In 1970 Harrie recalled to the Herald that Have a Shot was “ghastly” and, like most television work, quickly forgotten. “For backing groups in television you call on the best musicians for the job, and in my circumstances this must mean people who can read music, because they can talk about it and iron out the rough spots. Often a backing group can protect an artist. Just because a singer is well known, it doesn’t follow that he keeps perfect time, or even perfect pitch.” Harrie was quick to add that this did not apply to Max Cryer, whom she had accompanied on the recent TV Series Do Re Max.

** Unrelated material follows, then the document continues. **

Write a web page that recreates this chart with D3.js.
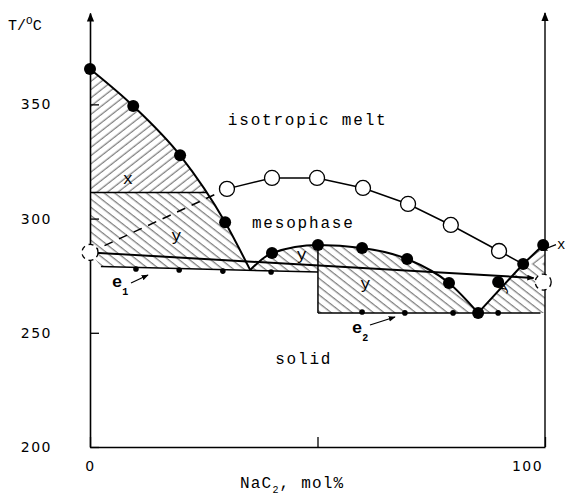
<!DOCTYPE html>
<html><head><meta charset="utf-8">
<script src="https://cdn.jsdelivr.net/npm/d3@7"></script>
<style>body{margin:0;background:#fff} svg{display:block}</style>
</head><body>
<svg id="c" width="568" height="496"></svg>
<script>
// ---- data (composition mol% NaC2, temperature °C) ----
const liquidusLeft   = [[0,365.5],[9.5,349.3],[19.8,327.7],[29.7,298.4],[35.2,277.5]];
const liquidusMiddle = [[35.2,277.5],[40,284.9],[50.1,288.4],[59.8,287.1],[69.7,282.3],[78.9,271.8],[85.3,258.7]];
const liquidusRight  = [[85.3,258.7],[95.2,280.1],[99.6,288.4]];
const extraPoints    = [[89.7,272.2]];
const clearing       = [[30.1,313],[40,317.8],[49.9,317.8],[60,313.4],[69.9,306.4],[79.3,297.2],[89.9,285.8],[95.2,280.1]];
const pureTransitions = [[0,285.2],[99.6,272.2]];
const transitionLine = [[0,285.2],[97.5,274]];
const eutectic1      = [[2.4,279],[50.1,276.6]];
const eutectic1Points = [[10.1,277.9],[19.6,277.5],[29.2,277],[39.8,276.6]];
const eutectic2      = [[50.1,258.7],[99,258.7]];
const eutectic2Points = [[59.8,259.1],[69.2,258.7],[79.8,258.7],[89.7,258.7]];
const boundaryT = 311.4;
const regionE = [[85.3,258.7],[95.2,280.1],[100,280.1],[100,258.7]];
const regionF = [[95.2,280.1],[99.6,288.4],[100,288.4],[100,280.1]];
const yTicks = [200,250,300,350];
const xTicks = [0,50,100];
const regionLabels = [
  {t:"x", p:[8.3,315]}, {t:"y", p:[19,290]}, {t:"y", p:[46.5,282]}, {t:"y", p:[60.5,269]}
];
const phaseLabels = [
  {t:"isotropic melt", p:[30.3,341]}, {t:"mesophase", p:[35.6,296]}, {t:"solid", p:[40.7,236.5]}
];

const svg = d3.select("#c");
const x = d3.scaleLinear().domain([0,100]).range([90,545]);
const y = d3.scaleLinear().domain([200,390]).range([447,13]);
const MONO = "'Liberation Mono','DejaVu Sans Mono',monospace";

const defs = svg.append("defs");
function hatch(id, ang){
  const p = defs.append("pattern").attr("id",id).attr("width",6.5).attr("height",6.5)
    .attr("patternUnits","userSpaceOnUse").attr("patternTransform",`rotate(${ang})`);
  p.append("line").attr("x1",3).attr("y1",0).attr("x2",3).attr("y2",6.5)
    .attr("stroke","#333").attr("stroke-width",0.8);
}
hatch("fw", 52); hatch("bw", -52);
const m = defs.append("marker").attr("id","arr").attr("viewBox","0 0 10 10").attr("refX",9).attr("refY",5)
  .attr("markerWidth",7).attr("markerHeight",7).attr("markerUnits","userSpaceOnUse").attr("orient","auto");
m.append("path").attr("d","M0,1L10,5L0,9Z").attr("fill","#000");
const m2 = defs.append("marker").attr("id","arrBig").attr("viewBox","0 0 10 10").attr("refX",9).attr("refY",5)
  .attr("markerWidth",9).attr("markerHeight",10).attr("markerUnits","userSpaceOnUse").attr("orient","auto");
m2.append("path").attr("d","M0,1L10,5L0,9Z").attr("fill","#000");
defs.append("clipPath").attr("id","above").append("rect")
  .attr("x",x(0)).attr("y",0).attr("width",x(100)-x(0)).attr("height",y(boundaryT));
defs.append("clipPath").attr("id","below").append("rect")
  .attr("x",x(0)).attr("y",y(boundaryT)).attr("width",x(100)-x(0)).attr("height",y(200)-y(boundaryT));

const curve = d3.line().x(d=>x(d[0])).y(d=>y(d[1])).curve(d3.curveMonotoneX);
const lin = d3.line().x(d=>x(d[0])).y(d=>y(d[1]));
const P = (a,b)=>`L${x(a)},${y(b)}`;
const e1At = xv => eutectic1[0][1] + (eutectic1[1][1]-eutectic1[0][1])*(xv-eutectic1[0][0])/(eutectic1[1][0]-eutectic1[0][0]);
const minX = liquidusLeft[liquidusLeft.length-1][0];

// ---- hatched regions ----
svg.append("path").attr("d", curve(liquidusLeft)+P(0,liquidusLeft[4][1])+"Z")
  .attr("fill","url(#fw)").attr("clip-path","url(#above)");
svg.append("path").attr("d", curve(liquidusLeft)+P(minX,e1At(minX))+P(eutectic1[0][0],eutectic1[0][1])+P(pureTransitions[0][0],pureTransitions[0][1])+"Z")
  .attr("fill","url(#bw)").attr("clip-path","url(#below)");
svg.append("path").attr("d", curve(liquidusMiddle)+P(eutectic2[0][0],eutectic2[0][1])+P(eutectic1[1][0],eutectic1[1][1])+P(minX,e1At(minX))+"Z")
  .attr("fill","url(#bw)");
svg.append("path").attr("d", lin(regionE)+"Z").attr("fill","url(#bw)");
svg.append("path").attr("d", lin(regionF)+"Z").attr("fill","url(#fw)");

// ---- axes ----
const ax = svg.append("g").attr("transform",`translate(${x(0)},0)`)
  .call(d3.axisLeft(y).tickValues(yTicks).tickSize(-9).tickSizeOuter(0).tickPadding(38).tickFormat(d3.format("d")));
ax.select(".domain").attr("stroke-width",1.6).attr("marker-end","url(#arrBig)");
ax.selectAll(".tick line").attr("stroke-width",1.3);
ax.selectAll("text").attr("font-family","'DejaVu Sans',sans-serif").attr("font-size",14)
  .attr("letter-spacing",1.5).attr("fill","#000");
const bx = svg.append("g").attr("transform",`translate(0,${y(200)})`)
  .call(d3.axisBottom(x).tickValues(xTicks).tickSize(-10).tickSizeOuter(0).tickPadding(14).tickFormat(d=>d===50?"":d));
bx.select(".domain").attr("stroke-width",1.4);
bx.selectAll(".tick line").attr("stroke-width",1.3);
bx.selectAll("text").attr("font-family","'DejaVu Sans',sans-serif").attr("font-size",14)
  .attr("letter-spacing",1.5).attr("fill","#000");
bx.selectAll(".tick").filter(d=>d===100).select("text").attr("dx",-18);
svg.append("line").attr("x1",x(100)).attr("x2",x(100)).attr("y1",y(200)).attr("y2",y(390))
  .attr("stroke","#000").attr("stroke-width",1.4).attr("marker-end","url(#arrBig)");

// ---- lines ----
const leftPath = svg.append("path").attr("d",curve(liquidusLeft)).attr("fill","none").attr("stroke","#000").attr("stroke-width",2);
const node = leftPath.node(), L = node.getTotalLength(); let xi = x(0);
for(let s=0;s<=L;s+=0.5){const pt=node.getPointAtLength(s); if(pt.y>=y(boundaryT)){xi=pt.x;break;}}
svg.append("line").attr("x1",x(0)).attr("x2",xi).attr("y1",y(boundaryT)).attr("y2",y(boundaryT))
  .attr("stroke","#000").attr("stroke-width",1.4);
svg.append("path").attr("d",curve(liquidusMiddle)).attr("fill","none").attr("stroke","#000").attr("stroke-width",2);
svg.append("path").attr("d",lin(liquidusRight)).attr("fill","none").attr("stroke","#000").attr("stroke-width",2);
svg.append("path").attr("d",lin(clearing)).attr("fill","none").attr("stroke","#000").attr("stroke-width",1.5);
svg.append("path").attr("d",lin([pureTransitions[0],clearing[0]])).attr("fill","none").attr("stroke","#000")
  .attr("stroke-width",1.5).attr("stroke-dasharray","9,7");
svg.append("path").attr("d",lin(transitionLine)).attr("fill","none").attr("stroke","#000").attr("stroke-width",2)
  .attr("marker-end","url(#arr)");
svg.append("path").attr("d",lin(eutectic1)).attr("fill","none").attr("stroke","#000").attr("stroke-width",1.5);
svg.append("path").attr("d",lin([[eutectic2[0][0],liquidusMiddle[2][1]],eutectic2[0]])).attr("fill","none").attr("stroke","#000").attr("stroke-width",1.5);
svg.append("path").attr("d",lin(eutectic2)).attr("fill","none").attr("stroke","#000").attr("stroke-width",1.5);

// ---- markers ----
const filled = [...liquidusLeft.slice(0,-1), ...liquidusMiddle.slice(1), ...liquidusRight.slice(1), ...extraPoints];
svg.selectAll("circle.f").data(filled).join("circle").attr("class","f")
  .attr("cx",d=>x(d[0])).attr("cy",d=>y(d[1])).attr("r",6).attr("fill","#000");
svg.selectAll("circle.o").data(clearing.slice(0,-1)).join("circle").attr("class","o")
  .attr("cx",d=>x(d[0])).attr("cy",d=>y(d[1])).attr("r",7.5).attr("fill","#fff").attr("stroke","#000").attr("stroke-width",1.3);
svg.selectAll("circle.d").data(pureTransitions).join("circle").attr("class","d")
  .attr("cx",d=>x(d[0])).attr("cy",d=>y(d[1])).attr("r",8).attr("fill","#fff").attr("stroke","#000")
  .attr("stroke-width",1.3).attr("stroke-dasharray","5,4");
svg.selectAll("circle.s").data([...eutectic1Points,...eutectic2Points]).join("circle").attr("class","s")
  .attr("cx",d=>x(d[0])).attr("cy",d=>y(d[1])).attr("r",2.8).attr("fill","#000");

// ---- texts ----
svg.selectAll("text.rl").data(regionLabels).join("text").attr("class","rl")
  .attr("x",d=>x(d.p[0])).attr("y",d=>y(d.p[1])).attr("text-anchor","middle")
  .attr("font-family",MONO).attr("font-size",17).text(d=>d.t);
svg.append("text").attr("transform",`translate(${x(91.5)},${y(269)}) rotate(-55)`).attr("text-anchor","middle")
  .attr("font-family",MONO).attr("font-size",15).text("y");
svg.append("text").attr("x",557).attr("y",y(286.5)).attr("font-family",MONO).attr("font-size",14).text("x");
svg.append("line").attr("x1",556).attr("y1",y(288.6)).attr("x2",541).attr("y2",y(286)).attr("stroke","#000")
  .attr("stroke-width",1.2).attr("marker-end","url(#arr)");
svg.selectAll("text.pl").data(phaseLabels).join("text").attr("class","pl")
  .attr("x",d=>x(d.p[0])).attr("y",d=>y(d.p[1]))
  .attr("font-family",MONO).attr("font-size",16).attr("letter-spacing",1.8).text(d=>d.t);

// eutectic labels
function eLabel(tx,ty,sub,ax1,ay1,ax2,ay2){
  const t = svg.append("text").attr("x",tx).attr("y",ty).attr("font-family",MONO).attr("font-size",17).attr("font-weight","bold");
  t.append("tspan").text("e");
  t.append("tspan").attr("dy",8).attr("font-size",10).text(sub);
  svg.append("line").attr("x1",ax1).attr("y1",ay1).attr("x2",ax2).attr("y2",ay2).attr("stroke","#000")
    .attr("stroke-width",1.3).attr("marker-end","url(#arr)");
}
eLabel(112,287,"1",131,283,148,275);
eLabel(352,333,"2",370,325,395,317);

// axis titles
const yt = svg.append("text").attr("x",8).attr("y",30).attr("font-family",MONO).attr("font-size",15);
yt.append("tspan").text("T/");
yt.append("tspan").attr("dy",-6).attr("font-size",11).text("O");
yt.append("tspan").attr("dy",6).text("C");
const xt = svg.append("text").attr("x",240).attr("y",488).attr("font-family",MONO).attr("font-size",16).attr("letter-spacing",1.2);
xt.append("tspan").text("NaC");
xt.append("tspan").attr("dy",5).attr("font-size",10).text("2");
xt.append("tspan").attr("dy",-5).text(", mol%");
</script>
</body></html>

“I prefer to settle down, shake my shoes off and keep a cigarette close to hand. I just like playing the piano.”
Towards the end of her career, in 1981, she played in the revivalist big band – featuring top players such as Jim Warren, Merv Thomas, and Bruce King – that was the backbone to the Radio Times TV series which launched Billy T James to a wider audience.
Harrie, who died in 2000, was involved in many firsts, such as recording ‘You Can in Yucatan’ with Wally Ransom in 1949, HMV’s debut New Zealand release, and she was the first pianist on television, in a 1951 experimental broadcast. Also on the bill were Aunt Daisy, the Knaves, and a zookeeper with some animals. Although she was in demand as a light pianist providing dinner music at prestigious nightspots such as the Hi Diddle Griddle and the Hotel Intercontinental, of the latter she said, “All it had was money.” But accordionist Silvio De Pra was in the Intercontinental combo, and in 2000 he recalled, “I soon realised what an exceptionally talented musician she was. She was loved and respected by all musicians and the public at large.”
She loved performing, but chose to stay out of the spotlight. “I’m very nervous,” she explained. “I prefer to settle down, shake my shoes off and keep a cigarette close to hand. I just like playing the piano.”